Jim Woolsey (the former CIA director now with Vantage Point Ventures, a VC firm that has invested in ethanol production) came up with a scheme for making flex fuel plug-in hybrids appear wildly efficient.  In his scheme, you first rig the trip length the way the plug-in Prius conversion promoters do.  This gets the MPGe figure up to about 100, for his hypothetical family sedan.  Then, he multiplies that figure by 6.67, because E85 is only 15% gasoline.  In other words the 500 MPG figure he promotes takes into account only the 15% of the fuel running through the engine that is gasoline.  The fact that, by most estimates, ethanol takes either slightly more energy to produce than is yielded, or just slightly less, is not considered at all.  This “500” MPG sedan consumes as much energy as a 50 mpg car:  it is simply coming from three sources, but we are accounting for just one.   

 

The mc2 is flex-fuel too.  As I mentioned in my blog, it gets 110 MPG or 11 miles per kilowatt.  We’ll round those down to 100 MPG and 10 miles per kilowatt, just to make the calculations easy to do without a calculator.  So suppose I pick 30 miles as my average trip length. (This is about the US average daily drive, so it seems plausible.)  The mc2 can easily go 26.67 miles on battery power.  The remaining 3.33 miles is under engine power, so 1/30 gallon of gas is used.  That’s 900 mpg, so far.  (Already three times better than the Aptera claim.)  Now, I apply the Woolsey factor:  6.67 x 900 = 6003 MPG.  The beauty of this reasoning is that it enables one to pick essentially any figure for marketing purposes – no engineering is required: you’ll notice my mc2 went from 100 to 900 to 6000 MPG without a single engineering change. 

 

The thing that makes this reasoning insidious is that all these figures are not, technically, lies.  My 6000 MPG figure, Woolsey’s 500 MPG figure, Aptera’s 300 MPG figure, plug-in Prius 200 MPG figures, the 525 MPG figure quoted for the Volt by a GM exec – they are all plausible if you completely ignore the energy contribution of the electricity and the ethanol, and focus only on the tiny contribution made by gasoline.  Lies?  Not quite.  Deceptive?

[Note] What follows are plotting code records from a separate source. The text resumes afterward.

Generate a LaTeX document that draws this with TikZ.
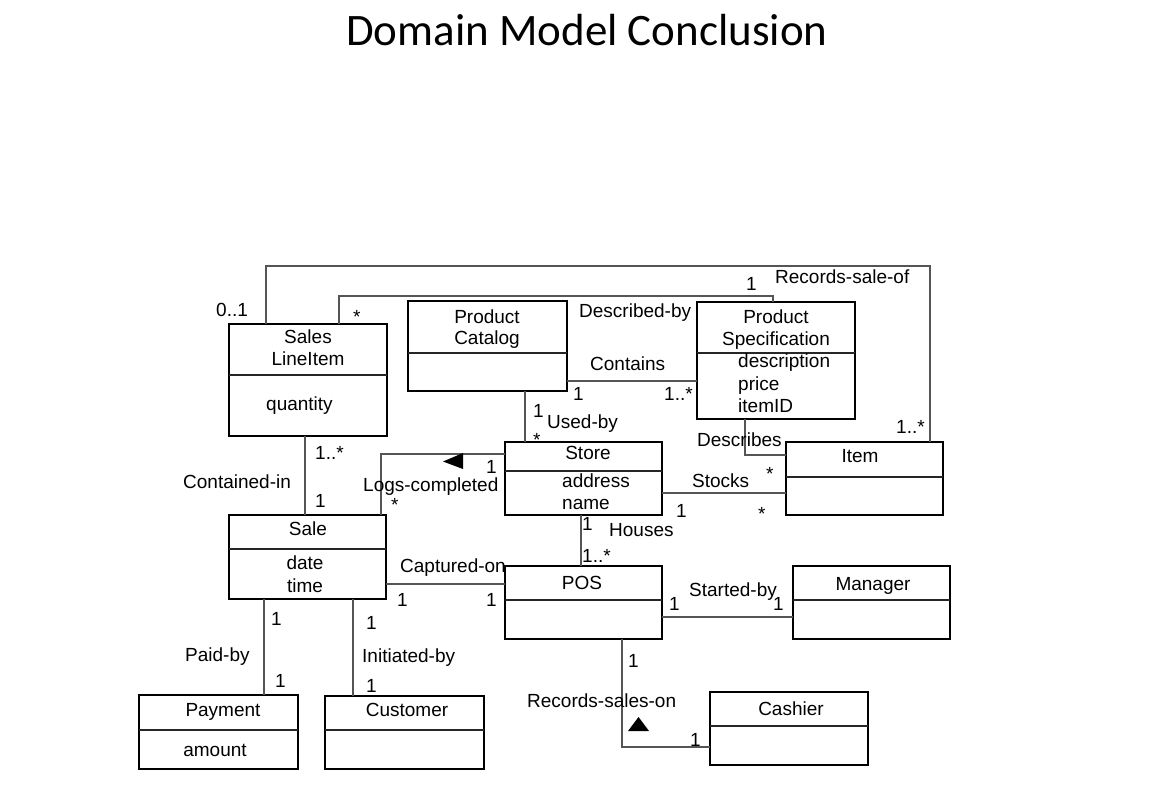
\documentclass[tikz,border=0pt]{standalone}
\usepackage{fontspec}
\setmainfont{Liberation Sans}
\newfontfamily\titlefont{Carlito}
\newcommand\labfont{\fontsize{19}{22}\selectfont}
\definecolor{conncol}{RGB}{85,85,85}
\newcommand\classdiv[2]{\path (0,#2) coordinate (tmpd); \draw[div] (#1.west |- tmpd) -- (#1.east |- tmpd);}
\begin{document}
\begin{tikzpicture}[x=1pt,y=-1pt,
  cls/.style={draw=black, line width=1.8pt, anchor=north west, inner sep=0, outer sep=0, fill=white},
  div/.style={line width=1.2pt, draw=black!85},
  conn/.style={draw=conncol, line width=1.3pt},
  lbl/.style={inner sep=0, anchor=base west, font=\labfont},
  ctr/.style={inner sep=0, anchor=base, font=\labfont},
  tri/.style={fill=black}]
\useasboundingbox[fill=white] (0,0) rectangle (1173,806);
\node[inner sep=0, anchor=base, font=\titlefont\fontsize{45}{50}\selectfont] (title) at (587,45) {Domain Model Conclusion};

% coordinates for connector corners
\path (266,266) coordinate (rs1) (930,266) coordinate (rs2)
      (339,296) coordinate (db1) (773,296) coordinate (db2)
      (600,381) coordinate (ct) (525,420) coordinate (ub)
      (745,455) coordinate (ds) (700,493) coordinate (st)
      (381,454) coordinate (lc) (305,480) coordinate (ci)
      (450,584) coordinate (co) (581,540) coordinate (ho)
      (700,617) coordinate (sb) (622,747) coordinate (rso)
      (264,650) coordinate (pb) (353,650) coordinate (ib);

% classes
\node[cls, minimum width=158, minimum height=112] (sli) at (229,324) {};
\node[cls, minimum width=159, minimum height=90] (pc) at (408,301) {};
\node[cls, minimum width=158, minimum height=117] (ps) at (697,302) {};
\node[cls, minimum width=157, minimum height=73] (store) at (505,442) {};
\node[cls, minimum width=157, minimum height=73] (item) at (786,442) {};
\node[cls, minimum width=157, minimum height=84] (sale) at (229,515) {};
\node[cls, minimum width=157, minimum height=73] (pos) at (505,566) {};
\node[cls, minimum width=157, minimum height=73] (mgr) at (793,566) {};
\node[cls, minimum width=159, minimum height=74] (pay) at (139,695) {};
\node[cls, minimum width=159, minimum height=73] (cust) at (325,696) {};
\node[cls, minimum width=158, minimum height=73] (cash) at (710,692) {};

\classdiv{sli}{375}
\classdiv{pc}{353}
\classdiv{ps}{353}
\classdiv{store}{471}
\classdiv{item}{477}
\classdiv{sale}{549}
\classdiv{pos}{600}
\classdiv{mgr}{600}
\classdiv{pay}{730}
\classdiv{cust}{730}
\classdiv{cash}{726}

% connectors
\draw[conn] (sli.north -| rs1) -- (rs1) -- (rs2) -- (item.north -| rs2);
\draw[conn] (sli.north -| db1) -- (db1) -- (db2) -- (ps.north -| db2);
\draw[conn] (pc.east |- ct) -- (ps.west |- ct);
\draw[conn] (pc.south -| ub) -- (store.north -| ub);
\draw[conn] (ps.south -| ds) -- (ds) -- (item.west |- ds);
\draw[conn] (store.east |- st) -- (item.west |- st);
\draw[conn] (store.west |- lc) -- (lc) -- (sale.north -| lc);
\draw[conn] (sli.south -| ci) -- (sale.north -| ci);
\draw[conn] (sale.east |- co) -- (pos.west |- co);
\draw[conn] (store.south -| ho) -- (pos.north -| ho);
\draw[conn] (pos.east |- sb) -- (mgr.west |- sb);
\draw[conn] (pos.south -| rso) -- (rso) -- (cash.west |- rso);
\draw[conn] (sale.south -| pb) -- (pay.north -| pb);
\draw[conn] (sale.south -| ib) -- (cust.north -| ib);

% direction triangles
\fill[tri] (443,461.5) -- (463,453) -- (463,469) -- cycle;
\fill[tri] (628,731) -- (649,731) -- (638.5,717) -- cycle;

% class texts
\node[ctr] (n1) at (308,343) {Sales};
\node[ctr] (n2) at (308,365) {LineItem};
\node[lbl] (n3) at (266,410) {quantity};
\node[ctr] (n4) at (487,323) {Product};
\node[ctr] (n5) at (487,344) {Catalog};
\node[ctr] (n6) at (776,323) {Product};
\node[ctr] (n7) at (776,345) {Specification};
\node[lbl] (n8) at (738,367) {description};
\node[lbl] (n9) at (738,390) {price};
\node[lbl] (n10) at (738,412) {itemID};
\node[ctr] (n11) at (588,459) {Store};
\node[lbl] (n12) at (562,487) {address};
\node[lbl] (n13) at (562,509) {name};
\node[ctr] (n14) at (860,462) {Item};
\node[ctr] (n15) at (308,535) {Sale};
\node[ctr] (n16) at (305,569) {date};
\node[ctr] (n17) at (305,592) {time};
\node[ctr] (n18) at (582,589) {POS};
\node[ctr] (n19) at (873,590) {Manager};
\node[ctr] (n20) at (223,716) {Payment};
\node[ctr] (n21) at (215,756) {amount};
\node[ctr] (n22) at (407,716) {Customer};
\node[ctr] (n23) at (791,715) {Cashier};

% association labels
\node[lbl] (a1) at (216,316) {0..1};
\node[lbl] (a2) at (353,323) {*};
\node[lbl] (a3) at (746,290) {1};
\node[lbl] (a4) at (775,283) {Records-sale-of};
\node[lbl] (a5) at (579,317) {Described-by};
\node[lbl] (a6) at (590,370) {Contains};
\node[lbl] (a7) at (573,400) {1};
\node[lbl] (a8) at (664,400) {1..*};
\node[lbl] (a9) at (896,433) {1..*};
\node[lbl] (a10) at (547,428) {Used-by};
\node[lbl] (a11) at (533,417) {1};
\node[lbl] (a12) at (533,446) {*};
\node[lbl] (a13) at (697,446) {Describes};
\node[lbl] (a14) at (766,480) {*};
\node[lbl] (a15) at (692,487) {Stocks};
\node[lbl] (a16) at (676,517) {1};
\node[lbl] (a17) at (758,520) {*};
\node[lbl] (a18) at (315,459) {1..*};
\node[lbl] (a19) at (183,488) {Contained-in};
\node[lbl] (a20) at (315,507) {1};
\node[lbl] (a21) at (363,491) {Logs-completed};
\node[lbl] (a22) at (391,511) {*};
\node[lbl] (a23) at (486,473) {1};
\node[lbl] (a24) at (400,572) {Captured-on};
\node[lbl] (a25) at (397,606) {1};
\node[lbl] (a26) at (486,606) {1};
\node[lbl] (a27) at (582,530) {1};
\node[lbl] (a28) at (609,536) {Houses};
\node[lbl] (a29) at (582,562) {1..*};
\node[lbl] (a30) at (689,596) {Started-by};
\node[lbl] (a31) at (669,610) {1};
\node[lbl] (a32) at (773,610) {1};
\node[lbl] (a33) at (271,625) {1};
\node[lbl] (a34) at (185,661) {Paid-by};
\node[lbl] (a35) at (275,687) {1};
\node[lbl] (a36) at (366,629) {1};
\node[lbl] (a37) at (362,662) {Initiated-by};
\node[lbl] (a38) at (366,692) {1};
\node[lbl] (a39) at (628,667) {1};
\node[lbl] (a40) at (527,707) {Records-sales-on};
\node[lbl] (a41) at (690,746) {1};
\end{tikzpicture}
\end{document}
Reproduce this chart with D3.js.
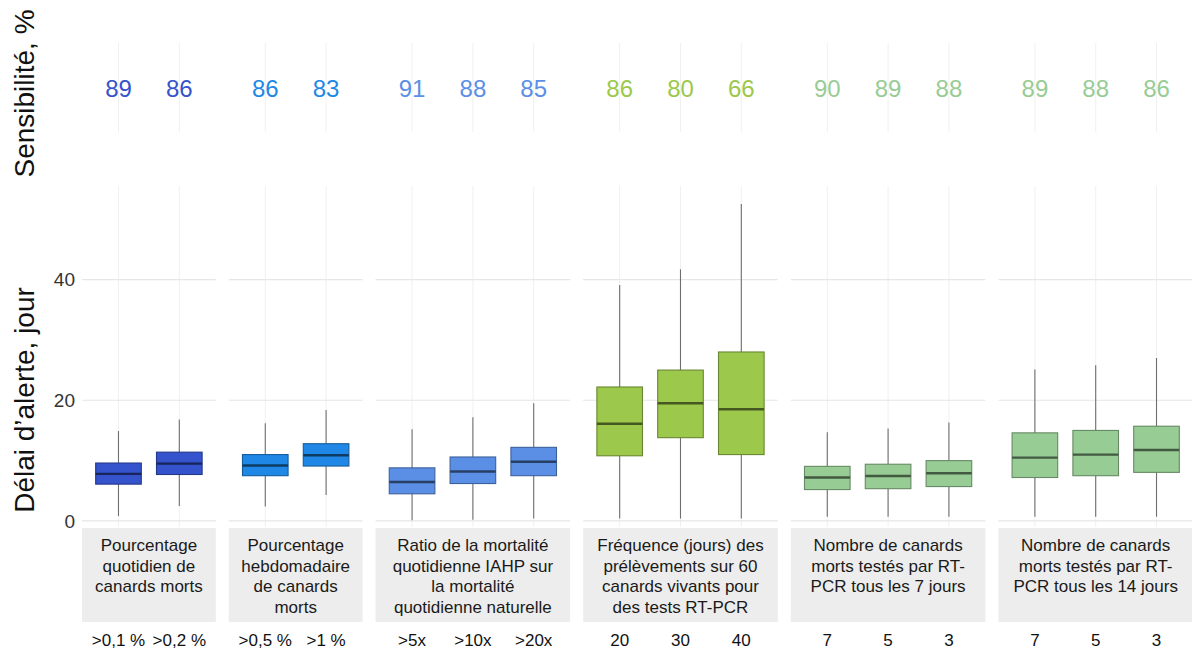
<!DOCTYPE html>
<html>
<head>
<meta charset="utf-8">
<script src="https://cdn.jsdelivr.net/npm/d3@7"></script>
<style>
  html, body { margin: 0; padding: 0; background: #ffffff; }
  svg { display: block; font-family: "Liberation Sans", Arial, sans-serif; }
</style>
</head>
<body>
<svg id="chart" width="1192" height="654"></svg>
<script>
// ---------------- DATA ----------------
const panelTitles = [
  ["Pourcentage", "quotidien de", "canards morts"],
  ["Pourcentage", "hebdomadaire", "de canards", "morts"],
  ["Ratio de la mortalité", "quotidienne IAHP sur", "la mortalité", "quotidienne naturelle"],
  ["Fréquence (jours) des", "prélèvements sur 60", "canards vivants pour", "des tests RT-PCR"],
  ["Nombre de canards", "morts testés par RT-", "PCR tous les 7 jours"],
  ["Nombre de canards", "morts testés par RT-", "PCR tous les 14 jours"]
];
const categories = [
  [">0,1 %", ">0,2 %"],
  [">0,5 %", ">1 %"],
  [">5x", ">10x", ">20x"],
  ["20", "30", "40"],
  ["7", "5", "3"],
  ["7", "5", "3"]
];
const sensitivity = [
  [89, 86],
  [86, 83],
  [91, 88, 85],
  [86, 80, 66],
  [90, 89, 88],
  [89, 88, 86]
];
const whiskerLow = [
  [0.8, 2.5],
  [2.4, 4.3],
  [0.1, 0.2, 0.4],
  [0.4, 0.4, 0.4],
  [0.7, 0.7, 0.7],
  [0.7, 0.7, 0.7]
];
const q1 = [
  [6.1, 7.7],
  [7.5, 9.1],
  [4.5, 6.2, 7.5],
  [10.8, 13.8, 11.0],
  [5.2, 5.35, 5.7],
  [7.2, 7.5, 8.05]
];
const median = [
  [7.8, 9.5],
  [9.2, 10.9],
  [6.45, 8.2, 9.8],
  [16.1, 19.5, 18.5],
  [7.2, 7.45, 7.9],
  [10.5, 11.0, 11.75]
];
const q3 = [
  [9.6, 11.4],
  [11.0, 12.8],
  [8.8, 10.6, 12.2],
  [22.2, 25.0, 28.0],
  [9.05, 9.4, 10.0],
  [14.6, 15.0, 15.7]
];
const whiskerHigh = [
  [14.9, 16.8],
  [16.2, 18.4],
  [15.2, 17.2, 19.5],
  [39.1, 41.7, 52.5],
  [14.7, 15.3, 16.3],
  [25.1, 25.8, 27.0]
];
const yTicks = [0, 20, 40];
const panelColors = ["#3553cc", "#1f88e6", "#5b8fe6", "#9cc84b", "#98cc95", "#98cc95"];

// ---------------- LAYOUT ----------------
const svg = d3.select("#chart");
const left = 82, right = 1193, gap = 13;
const mainTop = 186, mainBottom = 527;
const topTop = 43, topBottom = 132;
const stripTop = 528, stripBottom = 622;

const units = categories.map(c => c.length - 1 + 1.2);
const unit = (right - left - gap * (categories.length - 1)) / d3.sum(units);

let cursor = left;
const panels = categories.map((cats, i) => {
  const x0 = cursor, x1 = cursor + units[i] * unit;
  cursor = x1 + gap;
  const x = d3.scalePoint().domain(d3.range(cats.length)).range([x0, x1]).padding(0.6);
  return { i, x0, x1, x };
});

const y = d3.scaleLinear().domain([-1, 55.5]).range([mainBottom, mainTop]);
const boxW = 0.75 * unit;

// ---------------- TOP (Sensibilité) ----------------
panels.forEach(p => {
  const g = svg.append("g");
  g.selectAll("line.vg").data(sensitivity[p.i]).join("line")
    .attr("x1", (d, j) => p.x(j)).attr("x2", (d, j) => p.x(j))
    .attr("y1", topTop).attr("y2", topBottom)
    .attr("stroke", "#f0f0f0").attr("stroke-width", 1);
  g.selectAll("text").data(sensitivity[p.i]).join("text")
    .attr("x", (d, j) => p.x(j)).attr("y", 97)
    .attr("text-anchor", "middle")
    .attr("font-size", 24)
    .attr("fill", panelColors[p.i])
    .text(d => d);
});

svg.append("text")
  .attr("transform", `translate(34, ${(12 + 175) / 2}) rotate(-90)`)
  .attr("text-anchor", "middle")
  .attr("font-size", 28).attr("fill", "#111")
  .text("Sensibilité, %");

// ---------------- MAIN PANELS ----------------
panels.forEach(p => {
  const g = svg.append("g");
  const col = d3.color(panelColors[p.i]);
  // vertical grid
  g.selectAll("line.vg").data(categories[p.i]).join("line")
    .attr("x1", (d, j) => p.x(j)).attr("x2", (d, j) => p.x(j))
    .attr("y1", mainTop).attr("y2", mainBottom)
    .attr("stroke", "#f0f0f0").attr("stroke-width", 1);
  // horizontal grid
  g.selectAll("line.hg").data(yTicks).join("line")
    .attr("x1", p.x0).attr("x2", p.x1)
    .attr("y1", d => y(d)).attr("y2", d => y(d))
    .attr("stroke", "#e6e6e6").attr("stroke-width", 1.2);
  // whiskers
  g.selectAll("line.wh").data(categories[p.i]).join("line")
    .attr("x1", (d, j) => p.x(j)).attr("x2", (d, j) => p.x(j))
    .attr("y1", (d, j) => y(whiskerLow[p.i][j]))
    .attr("y2", (d, j) => y(whiskerHigh[p.i][j]))
    .attr("stroke", "#6e6e6e").attr("stroke-width", 1.1);
  // boxes
  g.selectAll("rect.box").data(categories[p.i]).join("rect")
    .attr("x", (d, j) => p.x(j) - boxW / 2)
    .attr("width", boxW)
    .attr("y", (d, j) => y(q3[p.i][j]))
    .attr("height", (d, j) => y(q1[p.i][j]) - y(q3[p.i][j]))
    .attr("fill", col.formatHex())
    .attr("stroke", col.darker(1.1).formatHex())
    .attr("stroke-width", 1.1);
  // medians
  g.selectAll("line.med").data(categories[p.i]).join("line")
    .attr("x1", (d, j) => p.x(j) - boxW / 2)
    .attr("x2", (d, j) => p.x(j) + boxW / 2)
    .attr("y1", (d, j) => y(median[p.i][j]))
    .attr("y2", (d, j) => y(median[p.i][j]))
    .attr("stroke", col.darker(2.3).formatHex())
    .attr("stroke-width", 2.4);
  // strip
  g.append("rect")
    .attr("x", p.x0).attr("width", p.x1 - p.x0)
    .attr("y", stripTop).attr("height", stripBottom - stripTop)
    .attr("fill", "#ededed");
  g.selectAll("text.strip").data(panelTitles[p.i]).join("text")
    .attr("x", (p.x0 + p.x1) / 2)
    .attr("y", (d, k) => 551 + k * 20.7)
    .attr("text-anchor", "middle")
    .attr("font-size", 17).attr("fill", "#1a1a1a")
    .text(d => d);
  // category labels
  g.selectAll("text.cat").data(categories[p.i]).join("text")
    .attr("x", (d, j) => p.x(j)).attr("y", 646)
    .attr("text-anchor", "middle")
    .attr("font-size", 17).attr("fill", "#111")
    .text(d => d);
});

// y axis
const yAxis = d3.axisLeft(y).tickValues(yTicks).tickSize(0).tickPadding(0);
const ga = svg.append("g").attr("transform", "translate(75,0)").call(yAxis);
ga.select(".domain").remove();
ga.selectAll("text").attr("font-size", 19).attr("fill", "#333")
  .attr("font-family", "Liberation Sans, Arial, sans-serif");

svg.append("text")
  .attr("transform", `translate(34, 400) rotate(-90)`)
  .attr("text-anchor", "middle")
  .attr("font-size", 28).attr("fill", "#111")
  .text("Délai d’alerte, jour");
</script>
</body>
</html>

Sure.          

            

If you are mathematically inclined, you can see how silly this can get.  My batteries will actually last slightly longer than 26.67 miles – let’s say 29 miles.  In that case, only 1 mile of my 30 mile commute is on the fuel in the tank (only 15% of which is gasoline).  I’ll let you do the math.  The figure you’ll get will make 6000 MPG seem like SUV mileage, by comparison.